In this real-world laboratory, students and postdocs work together with clients to develop rudimentary prototypes that mimic the functions of industrial processes in need of change or improvement. When building these critical function prototypes, as they are called, everything that isn't essential for testing a certain hypothesis or innovative idea is omitted. The Feasibility Lab refers to this strategy as “lean de-risking”.

Last year, the Feasibility Lab and the Bühler group launched a collaboration called “BEXL – Bühler Exploration Lab” in order to test how the lean de-risking strategy could work in the company’s internal innovation process. Currently a team of eight students, led by three experienced project leaders from the ETH lab, is working at CUBIC, Bühler’s innovation campus in Uzwil. At the end of 2023, they presented their initial round of results to Bühler’s management.

Translating crazy ideas into prototypes

Can products that are processed with an extruder, such as animal feed or cereal, be dried with steam instead of hot air? From a physics perspective this method has the potential to be more energy efficient. To test whether this theoretical concept could be converted into a useful product, ETH students built a modular test facility in which different parts of the system could be quickly tried out.

They generated 160-degree steam with the help of an immersion heater that was connected to an oven. Here it is critical for the conveyor belts to deliver the material into the oven without any steam escaping. If any steam escapes, the gains in energy efficiency would be lost. The students needed two weeks to demonstrate that the method indeed works. They were also able to do so cheaply: they got the oven on sale for just CHF 70.

Practical application is key

“This is a great example of how our students can translate crazy ideas into prototypes that focus on obtaining key insights,” says Kai von Petersdorff-Campen, one of the three project leaders at the Feasibility Lab. "Measuring the results of these experiments creates a foundation on which the prototype can be developed into a real product in a series of sprints.”

Professor Meboldt is pleased that the methods from the lab also work in a real-world setting. “For us it is absolutely critical to work on real projects that show that new methods can achieve results,” he says, adding that private sector researchers also need to devote extensive attention to these methods to ensure their success. This works best if they have the opportunity to contribute to real projects, he adds.

Driven by curiosity

Students aren’t assigned any issues to work on from project leaders or professors. Instead, they are approached with ideas for innovation projects by the 24 business units at Bühler. Sixty projects have been set up to date, some rather simple and some more complex. Students have a lot of freedom to prioritise the projects as they see fit, with curiosity and expertise being the decisive factors.

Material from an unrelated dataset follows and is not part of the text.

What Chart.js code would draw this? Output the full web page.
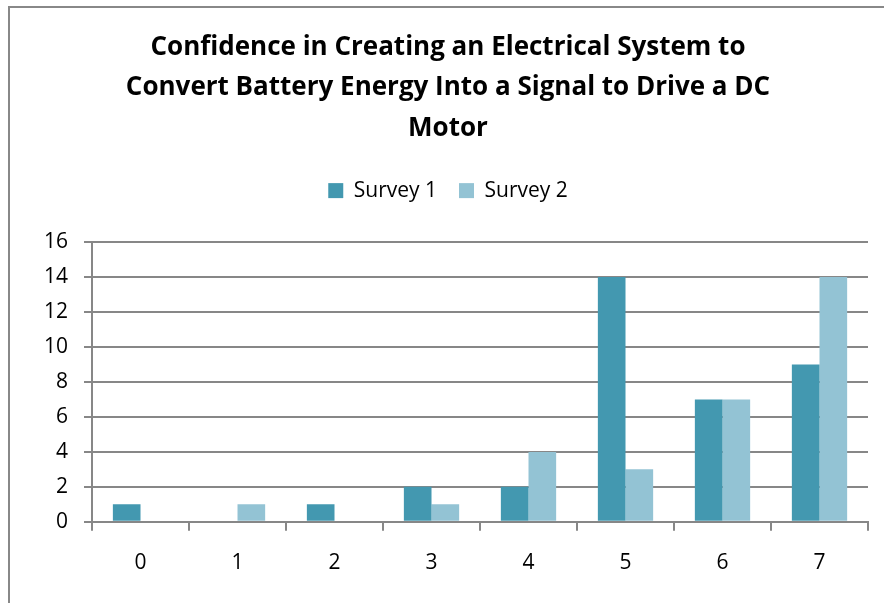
<!DOCTYPE html>
<html>
<head>
<meta charset="utf-8">
<script src="https://cdn.jsdelivr.net/npm/chart.js@4"></script>
<style>
  body { margin: 0; background: #fff; }
  #wrap { position: relative; width: 884px; height: 603px; }
  #frame { position: absolute; left: 8px; top: 6px; right: -4px; bottom: -4px; border-left: 2px solid #888; border-top: 2px solid #888; }
  canvas { position: absolute; left: 0; top: 0; }
</style>
</head>
<body>
<div id="wrap">
  <div id="frame"></div>
  <canvas id="myChart" width="884" height="603"></canvas>
</div>
<script>
const categories = ['0', '1', '2', '3', '4', '5', '6', '7'];
const survey1 = [1, 0, 1, 2, 2, 14, 7, 9];
const survey2 = [0, 1, 0, 1, 4, 3, 7, 14];
const titleLines = [
  'Confidence in Creating an Electrical System to',
  'Convert Battery Energy Into a Signal to Drive a DC',
  'Motor'
];

const font = '"Open Sans", "Liberation Sans", sans-serif';
const gridColor = '#878787';

// give the legend some extra room below it, like the original
const legendSpace = {
  id: 'legendSpace',
  beforeInit(chart) {
    const fit = chart.legend.fit;
    chart.legend.fit = function () {
      fit.bind(chart.legend)();
      this.height += 31;
    };
  }
};

const ctx = document.getElementById('myChart').getContext('2d');
new Chart(ctx, {
  type: 'bar',
  data: {
    labels: categories,
    datasets: [
      { label: 'Survey 1', data: survey1, backgroundColor: '#4398B0', borderWidth: 0 },
      { label: 'Survey 2', data: survey2, backgroundColor: '#93C3D4', borderWidth: 0 }
    ]
  },
  options: {
    responsive: false,
    animation: false,
    layout: { padding: { left: 28, right: 16, top: 28, bottom: 7 } },
    datasets: { bar: { categoryPercentage: 0.57, barPercentage: 1.0 } },
    plugins: {
      tooltip: { enabled: false },
      title: {
        display: true,
        text: titleLines,
        color: '#000',
        font: { family: font, size: 26, weight: 'bold', lineHeight: 1.54 },
        padding: { top: 0, bottom: 10 }
      },
      legend: {
        display: true,
        labels: {
          color: '#000',
          font: { family: font, size: 21 },
          boxWidth: 15,
          boxHeight: 15,
          padding: 22
        }
      }
    },
    scales: {
      x: {
        grid: {
          offset: true,
          drawOnChartArea: false,
          drawTicks: true,
          tickLength: 9,
          color: gridColor,
          lineWidth: 2
        },
        border: { color: gridColor, width: 2 },
        ticks: { color: '#000', font: { family: font, size: 21 }, padding: 20 }
      },
      y: {
        min: 0,
        max: 16,
        ticks: { stepSize: 2, color: '#000', font: { family: font, size: 21 }, padding: 16 },
        grid: { color: gridColor, lineWidth: 2, tickLength: 8 },
        border: { color: gridColor, width: 2 }
      }
    }
  },
  plugins: [legendSpace]
});
</script>
</body>
</html>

The students work closely with engineers from Bühler when developing their solutions. First, they pester the engineers with questions until everyone has the same level of understanding of the issues behind the original idea. Depending on the complexity, the ideas are explored in different formats ranging from one-hour workshops to weeklong projects.

Recognising critical factors

One of the first business units that approached the students was responsible for grains and pulses. The issue at hand was developing a device that milling companies could use to determine the quality of oats when on delivery in order to determine an appropriate price.

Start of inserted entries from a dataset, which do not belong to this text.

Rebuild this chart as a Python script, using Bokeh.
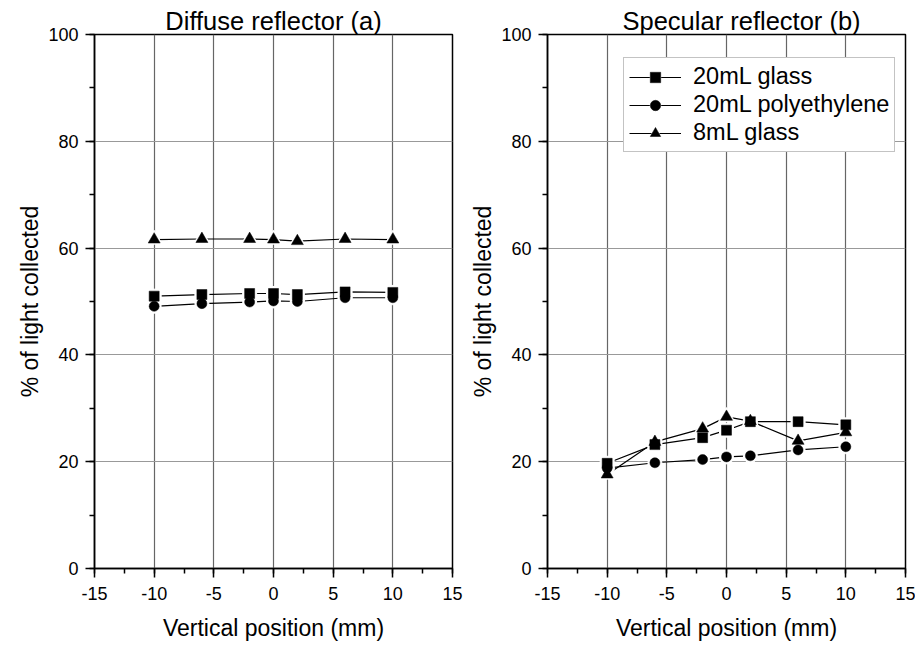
from bokeh.plotting import figure
from bokeh.layouts import row
from bokeh.models import Range1d, SingleIntervalTicker, Legend, LegendItem
from bokeh.embed import file_html
from bokeh.resources import INLINE

positions = [-10, -6, -2, 0, 2, 6, 10]

# Diffuse reflector (a)
diffuse_glass20 = [51.0, 51.3, 51.5, 51.5, 51.3, 51.8, 51.7]
diffuse_poly20 = [49.1, 49.6, 49.9, 50.1, 50.0, 50.7, 50.7]
diffuse_glass8 = [61.6, 61.7, 61.7, 61.6, 61.3, 61.7, 61.6]

# Specular reflector (b)
specular_glass20 = [19.7, 23.2, 24.5, 25.9, 27.5, 27.5, 26.9]
specular_poly20 = [18.8, 19.8, 20.4, 20.9, 21.1, 22.2, 22.8]
specular_glass8 = [17.6, 23.7, 26.2, 28.4, 27.6, 23.9, 25.5]

series_labels = ["20mL glass", "20mL polyethylene", "8mL glass"]
titles = ["Diffuse reflector (a)", "Specular reflector (b)"]
x_label = "Vertical position (mm)"
y_label = "% of light collected"
x_ticks = [-15, -10, -5, 0, 5, 10, 15]
x_tick_labels = ["-15", "-10", "-5", "0", "5", "10", "15"]

FONT = "Liberation Sans"
markers = ["square", "circle", "triangle"]
msizes = [10, 10, 12]


def make_panel(title, data, border_left, border_right, width, legend=False,
               title_align="center", title_offset=0):
    p = figure(width=width, height=646, output_backend="svg", toolbar_location=None,
               x_range=Range1d(-15, 15), y_range=Range1d(0, 100),
               min_border_left=border_left, min_border_right=border_right,
               min_border_top=34, min_border_bottom=78,
               frame_width=358, frame_height=534)
    p.title.text = title
    p.title.text_font = FONT
    p.title.text_font_size = "25.5px"
    p.title.text_font_style = "normal"
    p.title.text_color = "black"
    p.title.align = title_align
    p.title.standoff = 0
    p.title.offset = title_offset
    p.outline_line_color = "black"
    p.outline_line_width = 1.5
    p.background_fill_color = "white"
    p.border_fill_color = "white"

    p.xaxis.ticker = SingleIntervalTicker(interval=5, num_minor_ticks=2)
    p.yaxis.ticker = SingleIntervalTicker(interval=20, num_minor_ticks=2)
    p.xaxis.major_label_overrides = {t: s for t, s in zip(x_ticks, x_tick_labels)}
    for ax in (p.xaxis[0], p.yaxis[0]):
        ax.axis_line_color = "black"
        ax.axis_line_width = 1.5
        ax.major_tick_line_color = "black"
        ax.major_tick_line_width = 1.5
        ax.minor_tick_line_color = "black"
        ax.minor_tick_line_width = 1.5
        ax.major_tick_in = 0
        ax.major_tick_out = 9
        ax.minor_tick_in = 0
        ax.minor_tick_out = 5
        ax.major_label_text_font = FONT
        ax.major_label_text_font_size = "18px"
        ax.major_label_text_color = "black"
        ax.axis_label_text_font = FONT
        ax.axis_label_text_font_size = "23px"
        ax.axis_label_text_font_style = "normal"
        ax.axis_label_text_color = "black"
    p.xaxis.axis_label = x_label
    p.yaxis.axis_label = y_label
    p.xaxis.major_label_standoff = 9
    p.yaxis.major_label_standoff = 7
    p.xaxis.axis_label_standoff = 12
    p.yaxis.axis_label_standoff = 2

    p.xgrid.grid_line_color = "#666666"
    p.ygrid.grid_line_color = "#999999"
    p.xgrid.grid_line_width = 1.2
    p.ygrid.grid_line_width = 1.2

    lines, halos = [], []
    for ys in data:
        lines.append(p.line(positions, ys, line_color="black", line_width=1.2))
    for ys, mk, ms in zip(data, markers, msizes):
        halos.append(p.scatter(positions, ys, marker=mk, size=ms + 4,
                               fill_color="white", line_color="white", line_width=1))
    dots = []
    for ys, mk, ms in zip(data, markers, msizes):
        dots.append(p.scatter(positions, ys, marker=mk, size=ms,
                              fill_color="black", line_color="black", line_width=0.5))
    if legend:
        items = [LegendItem(label=lab, renderers=[l, h, d])
                 for lab, l, h, d in zip(series_labels, lines, halos, dots)]
        leg = Legend(items=items, location=(76, 416))
        leg.label_text_font = FONT
        leg.label_text_font_size = "23.5px"
        leg.label_text_color = "black"
        leg.glyph_width = 52
        leg.glyph_height = 26
        leg.label_height = 26
        leg.label_standoff = 12
        leg.spacing = 1
        leg.padding = 5
        leg.margin = 0
        leg.border_line_color = "#888888"
        leg.border_line_width = 1.2
        leg.background_fill_color = "white"
        leg.background_fill_alpha = 1.0
        p.add_layout(leg)
    return p


p1 = make_panel(titles[0], [diffuse_glass20, diffuse_poly20, diffuse_glass8],
                94, 14, 466)
p2 = make_panel(titles[1], [specular_glass20, specular_poly20, specular_glass8],
                81, 10, 449, legend=True, title_align="left", title_offset=75)

layout = row(p1, p2)
open("out.html", "w").write(file_html(layout, INLINE))
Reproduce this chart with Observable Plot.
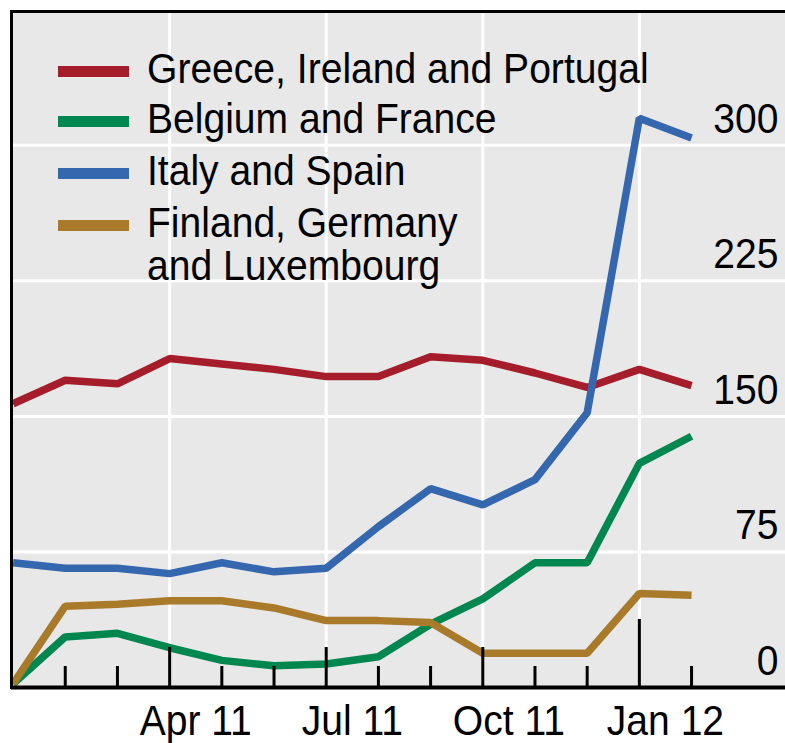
<!DOCTYPE html>
<html>
<head>
<meta charset="utf-8">
<script src="https://cdn.jsdelivr.net/npm/d3@7"></script>
<script src="https://cdn.jsdelivr.net/npm/@observablehq/plot@0.6"></script>
<style>
  html, body { margin: 0; padding: 0; background: #ffffff; }
  #wrap { position: relative; width: 785px; height: 743px; font-family: "Liberation Sans", Arial, sans-serif; }
  #legend { position: absolute; left: 0; top: 0; }
  .item { position: absolute; left: 58px; }
  .sw { position: absolute; left: 0; width: 71px; height: 11px; }
  .lb { position: absolute; left: 89px; font-size: 42px; line-height: 43px; color: #000; white-space: nowrap; transform: scaleX(0.93); transform-origin: left center; }
</style>
</head>
<body>
<div id="wrap"><div id="legend"></div></div>
<script>
// Months from Jan 2011 to Feb 2012 (index positions)
const months = ["Jan 11","Feb 11","Mar 11","Apr 11","May 11","Jun 11","Jul 11","Aug 11","Sep 11","Oct 11","Nov 11","Dec 11","Jan 12","Feb 12"];
const seriesNames = ["Greece, Ireland and Portugal","Belgium and France","Italy and Spain","Finland, Germany and Luxembourg"];
const seriesColors = ["#a51c2a","#00874f","#3567ae","#a87a2a"];

const greeceIrelandPortugal = [157,170,168,182,179,176,172,172,183,181,174,166,176,167];
const belgiumFrance         = [2,28,30,22,15,12,13,17,35,49,69,69,124,139];
const italySpain            = [69,66,66,63,69,64,66,89,110,101,115,152,315,304];
const finlandGermanyLux     = [2,45,46,48,48,44,37,37,36,19,19,19,52,51];

const yTicks = [0,75,150,225,300];
const quarterLabels = ["Apr 11","Jul 11","Oct 11","Jan 12"];

const seriesValues = [greeceIrelandPortugal, belgiumFrance, italySpain, finlandGermanyLux];
const data = [];
seriesNames.forEach((s, k) => seriesValues[k].forEach((v, i) => data.push({series: s, i, value: v})));

const monthTicks = months.map((m, i) => ({i, kind: m.startsWith("Jan") ? "year" : (i % 3 === 0 ? "quarter" : "month")})).filter(d => d.i > 0);
const labelData = quarterLabels.map(l => ({label: l, i: months.indexOf(l) + 0.5}));

const frameH = 743 - 11 - 56;
const tickLen = {month: 21, quarter: 40, year: 68};
const font = "Liberation Sans, Arial, sans-serif";

const chart = Plot.plot({
  width: 785,
  height: 743,
  marginTop: 11,
  marginBottom: 56,
  marginLeft: 11,
  marginRight: 0,
  style: {fontFamily: font, background: "#ffffff"},
  x: {type: "linear", domain: [-0.03, 14.8], axis: null},
  y: {domain: [0, 374], axis: null},
  color: {domain: seriesNames, range: seriesColors},
  marks: [
    Plot.frame({fill: "#e8e8e8", stroke: "none"}),
    Plot.ruleY(yTicks.filter(d => d > 0), {stroke: "#ffffff", strokeWidth: 3}),
    Plot.ruleX(quarterLabels.map(l => months.indexOf(l)), {stroke: "#ffffff", strokeWidth: 3}),
    Plot.line(data, {x: "i", y: "value", z: "series", stroke: "series", strokeWidth: 7.5, strokeLinejoin: "miter", strokeLinecap: "butt"}),
    ...["month","quarter","year"].map(k =>
      Plot.ruleX(monthTicks.filter(d => d.kind === k), {x: "i", stroke: "#000", strokeWidth: 3, insetTop: frameH - tickLen[k]})
    ),
    Plot.ruleY([0], {stroke: "#000", strokeWidth: 4}),
    Plot.frame({anchor: "left", stroke: "#000", strokeWidth: 3}),
    Plot.frame({anchor: "top", stroke: "#000", strokeWidth: 3}),
    Plot.text(yTicks, {y: d => d, text: d => String(d), frameAnchor: "right", textAnchor: "end", lineAnchor: "middle", dx: -7, dy: -26, fontSize: 42, fill: "#000"}),
    Plot.text(labelData, {x: "i", text: "label", frameAnchor: "bottom", lineAnchor: "middle", dy: 34, fontSize: 42, fill: "#000"})
  ]
});

const wrap = document.getElementById("wrap");
wrap.insertBefore(chart, wrap.firstChild);

// Slightly condense the axis text (as in the reference)
const yTickStrings = yTicks.map(String);
chart.querySelectorAll("text").forEach(t => {
  const b = t.getBBox();
  const isY = yTickStrings.includes(t.textContent.trim());
  const ax = isY ? b.x + b.width : b.x + b.width / 2;
  const prev = t.getAttribute("transform") || "";
  t.setAttribute("transform", `${prev} translate(${ax},0) scale(0.93,1) translate(${-ax},0)`);
});

// Legend (overlay)
const legend = document.getElementById("legend");
const rowCenters = [71, 121, 173, 225];
const labelLines = [["Greece, Ireland and Portugal"],["Belgium and France"],["Italy and Spain"],["Finland, Germany","and Luxembourg"]];
seriesNames.forEach((s, k) => {
  const item = document.createElement("div");
  item.className = "item";
  item.style.top = rowCenters[k] + "px";
  const sw = document.createElement("div");
  sw.className = "sw";
  sw.style.background = seriesColors[k];
  sw.style.top = "-5.5px";
  item.appendChild(sw);
  const lb = document.createElement("div");
  lb.className = "lb";
  lb.style.top = "-24px";
  lb.innerHTML = labelLines[k].join("<br>");
  item.appendChild(lb);
  legend.appendChild(item);
});
</script>
</body>
</html>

The students’ first question was what exactly a device of this kind would need to measure. In addition to the grain to chaff ratio, the quality of oats is also determined by how easy it is to separate the husks from the grains, as this affects how easy they are to process. This means that the goal of the project was to translate these processing criteria into a small testing device.

“Here we were able to identify the acceleration of the grain as a critical function,” explained Arne von Hopffgarten and Diego Verzaroli when presenting their first prototype, which they crafted out of cardboard and powered with air pressure. Following several successful tests, they built a second prototype – using products from a hardware store – which was designed to mimic the de-husking process. Then they built a third, more sophisticated prototype, with de-husking results comparable to that of an industrial machine.

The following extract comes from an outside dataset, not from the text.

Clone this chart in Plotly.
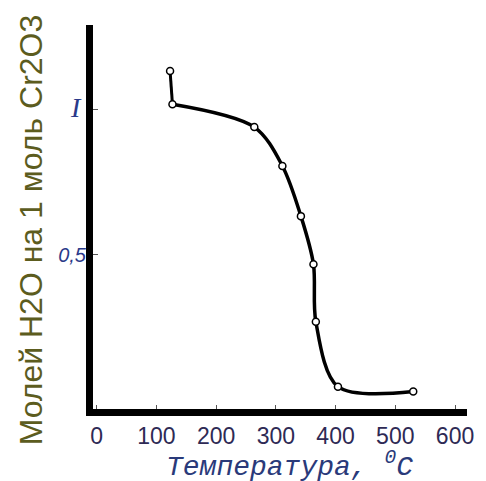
import plotly.graph_objects as go

# Data
temps = [123, 127, 264, 311, 342, 363, 367, 404, 530]
moles = [1.134, 1.02, 0.941, 0.807, 0.634, 0.468, 0.27, 0.046, 0.029]

x_ticks = [0, 100, 200, 300, 400, 500, 600]
x_tick_text = ["0", "100", "200", "300", "400", "500", "600"]
y_ticks = [0.5, 1.0]
y_tick_text = ["<i>0,5</i>",
               "<span style='font-family:Liberation Serif;font-size:28px'><i>I</i></span> "]

fig = go.Figure()
# short straight drop between first two points
fig.add_trace(go.Scatter(x=temps[:2], y=moles[:2], mode="lines",
                         line=dict(color="black", width=3), showlegend=False))
# smooth curve through the remaining points
fig.add_trace(go.Scatter(x=temps[1:], y=moles[1:], mode="lines",
                         line=dict(color="black", width=3.5, shape="spline", smoothing=0.9),
                         showlegend=False))
fig.add_trace(go.Scatter(x=temps, y=moles, mode="markers",
                         marker=dict(symbol="circle", size=7, color="white",
                                     line=dict(color="black", width=1.5)),
                         showlegend=False))

# page body has an 8px margin, so the figure is offset by 8px
fig.update_layout(
    width=478, height=473,
    margin=dict(l=85, r=14, t=17, b=72),
    paper_bgcolor="white", plot_bgcolor="white",
    xaxis=dict(range=[-6, 620], showgrid=False, zeroline=False,
               showline=True, linecolor="black", linewidth=7,
               tickvals=x_ticks, ticktext=x_tick_text,
               ticks="inside", ticklen=4, tickwidth=1, tickcolor="#555",
               tickfont=dict(family="Liberation Sans, Arial", size=23, color="#2e2a55")),
    yaxis=dict(range=[-0.031, 1.293], showgrid=False, zeroline=False,
               showline=True, linecolor="black", linewidth=7,
               tickvals=y_ticks, ticktext=y_tick_text,
               ticks="inside", ticklen=5, tickwidth=1, tickcolor="#555",
               ticklabelstandoff=-4,
               tickfont=dict(family="Liberation Sans, Arial", size=20, color="#2a3a8a")),
    annotations=[
        dict(text="<i>Температура, <sup>0</sup>С</i>", xref="paper", yref="paper",
             x=0.525, y=-0.145, xanchor="center", yanchor="middle", showarrow=False,
             font=dict(family="Liberation Mono, Courier New", size=28, color="#2a3a7a")),
        dict(text="Молей H2O на 1 моль Cr2O3", xref="paper", yref="paper",
             x=-0.165, y=0.466, xanchor="center", yanchor="middle", showarrow=False,
             textangle=-90,
             font=dict(family="Liberation Sans, Arial", size=32, color="#5c5c1e")),
    ],
)

fig.write_html("out.html")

Lean de-risking: a proven approach

“This step-by-step approach is a great example of what we mean by lean de-risking,” says Petershoff-Campen. The effort put into an experiment should be healthily proportional to the current state of knowledge. Researchers refer to this as “the smart zone”.

For the first prototype, students needed just 18 hours, and they built it out of cardboard. The second prototype was ready after 40 hours of work. It was only after these successes that they started on the third prototype, which required an investment of 400 hours. With each step, the student team reduced uncertainty, which then justified investing more time and effort into the next prototype.

“I'm thrilled with how the ETH students have become part of the Bühler community, and I am very impressed with how quickly they were able to develop prototypes that provided answers to fundamental questions,” says Ian Roberts. “With our usual development methods, a project like the oat de-husker would have definitely taken two years instead of two months, and it would've burnt through a lot more money in the process.” The business unit is now developing a product based on the test results from the prototype, and they're expected to present it to their first customer this coming spring.

Opening up collaboration opportunities for other companies

The CTO of Bühler believes that smaller firms in the Swiss machinery industry could also benefit from a collaboration of this kind. “We’re currently reviewing the idea of opening up CUBIC to Swissmem partner companies to give them the opportunity to work together with ETH here in Uzwil,” he says.

ETH is also open to expanding the initiative. “We’re extremely pleased that our approach has also proven effective in practice and that it can be used to support industrial companies in Switzerland,” says Meboldt. The students are also excited, he says, and have gained a lot of insights through their real-world work.